I gave her one instruction. “Open your book.” She opened it. “Find page 42.” She found it. “Do problem one.” She did it. Each step, she processed, attempted, and built. Each step, I read where she was and delivered the next piece. The learning happened because neither of us was doing the other’s job.

That is the nature of that work. The sped teacher’s role is to hold the structure so the child can learn. The bilateral boundary is the job description itself.

When I tried to do her processing for her, she didn’t learn. When I walked her through a problem by narrating every step, she nodded and reproduced the motion, but the understanding didn’t take root. She was watching me think instead of thinking herself. And when the school expected her to self-scaffold, to hold the structure on her own, the whole thing collapsed. Not from lack of intelligence. From lack of support at the structural layer.

The system works when each party operates in their strength. The teacher reads the room, attunes to the individual, designs the scaffold, adjusts in real time. The student engages the material, attempts the problem, builds the neural pathways that only come from wrestling with something yourself. The teacher cannot do the student’s internal processing. The student cannot design their own scaffold. The boundary between those two roles is load-bearing.

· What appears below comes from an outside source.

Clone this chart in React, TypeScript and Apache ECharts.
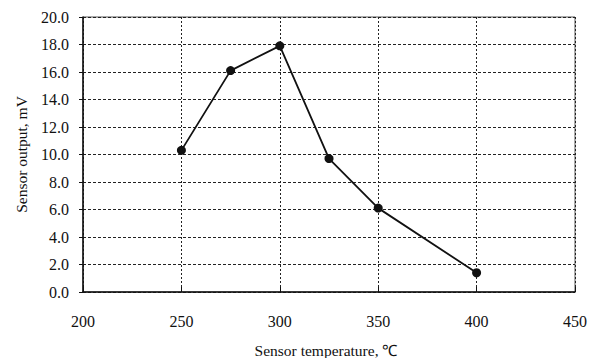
import React, { useEffect, useRef } from "react";
import * as echarts from "echarts";

const temperatures = [250, 275, 300, 325, 350, 400];
const outputs = [10.3, 16.1, 17.9, 9.7, 6.1, 1.4];
const xTicks = [200, 250, 300, 350, 400, 450];
const yTicks = [0, 2, 4, 6, 8, 10, 12, 14, 16, 18, 20];
const xName = "Sensor temperature, \u2103";
const yName = "Sensor output, mV";

const FONT = "Liberation Serif";

export default function App() {
  const ref = useRef<HTMLDivElement>(null);
  useEffect(() => {
    if (!ref.current) return;
    const chart = echarts.init(ref.current, undefined, { renderer: "svg" });
    chart.setOption({
      animation: false,
      backgroundColor: "#ffffff",
      grid: {
        left: 83,
        top: 17,
        width: 492,
        height: 275,
        containLabel: false,
        outerBoundsMode: "none",
        show: true,
        borderColor: "#555",
        borderWidth: 1,
        backgroundColor: "transparent",
      },
      xAxis: {
        type: "value",
        min: xTicks[0],
        max: xTicks[xTicks.length - 1],
        interval: 50,
        name: xName,
        nameLocation: "middle",
        nameGap: 50,
        nameTextStyle: { fontFamily: FONT, fontSize: 15.5, color: "#111", padding: [0, 6, 0, 0] },
        axisLine: { show: true, lineStyle: { color: "#111", width: 1.5 } },
        axisTick: { show: true, inside: true, length: 5, lineStyle: { color: "#111" } },
        axisLabel: { show: true, fontFamily: FONT, fontSize: 16, color: "#111", margin: 21 },
        splitLine: { show: true, lineStyle: { color: "#222", type: [2, 2], width: 1 } },
      },
      yAxis: {
        type: "value",
        min: yTicks[0],
        max: yTicks[yTicks.length - 1],
        interval: 2,
        name: yName,
        nameLocation: "middle",
        nameGap: 54,
        nameTextStyle: { fontFamily: FONT, fontSize: 15.5, color: "#111" },
        axisLine: { show: true, lineStyle: { color: "#111", width: 1.5 } },
        axisTick: { show: true, inside: false, length: 4, lineStyle: { color: "#111" } },
        axisLabel: {
          show: true,
          fontFamily: FONT,
          fontSize: 16,
          color: "#111",
          margin: 14,
          formatter: (v: number) => v.toFixed(1),
        },
        splitLine: { show: true, lineStyle: { color: "#222", type: [3, 2], width: 1 } },
      },
      series: [
        {
          type: "line",
          data: temperatures.map((t, i) => [t, outputs[i]]),
          symbol: "circle",
          symbolSize: 9,
          itemStyle: { color: "#111" },
          lineStyle: { color: "#111", width: 1.8 },
        },
      ],
    });
    return () => chart.dispose();
  }, []);
  return (
    <div
      ref={ref}
      style={{ position: "fixed", left: 0, top: 0, width: 598, height: 358, background: "#fff" }}
    />
  );
}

I had twelve students. Twelve different processing profiles. One kid needed the whole picture before he could start. Another needed to move while she worked. A third needed the instructions written on the board so he could refer back instead of holding them in memory. For each one, I was reading, adjusting, holding the structure. For each one, the learning happened on their side of the boundary.

The word I use now is accommodation, and it runs in both directions. I accommodated each student’s processing profile by designing the task to meet them where they were. But they also accommodated me, in a sense: they trusted the scaffold enough to engage with the material instead of shutting down. The relationship depended on both sides doing their part.

I didn’t have this language then. I just knew that the teacher who lectures at a roomful of diverse learners and the teacher who does the students’ thinking for them are making the same mistake from opposite directions. Both of them are crossing the boundary. Both of them collapse the system that depends on each side holding its own role.

I think about this every time I design a system now. Where is the boundary? Who holds the structure? Who does the processing? And what breaks when someone crosses the line?

The answer is always the same. The work breaks. Not because anyone did something wrong, but because the boundary was the thing making it work.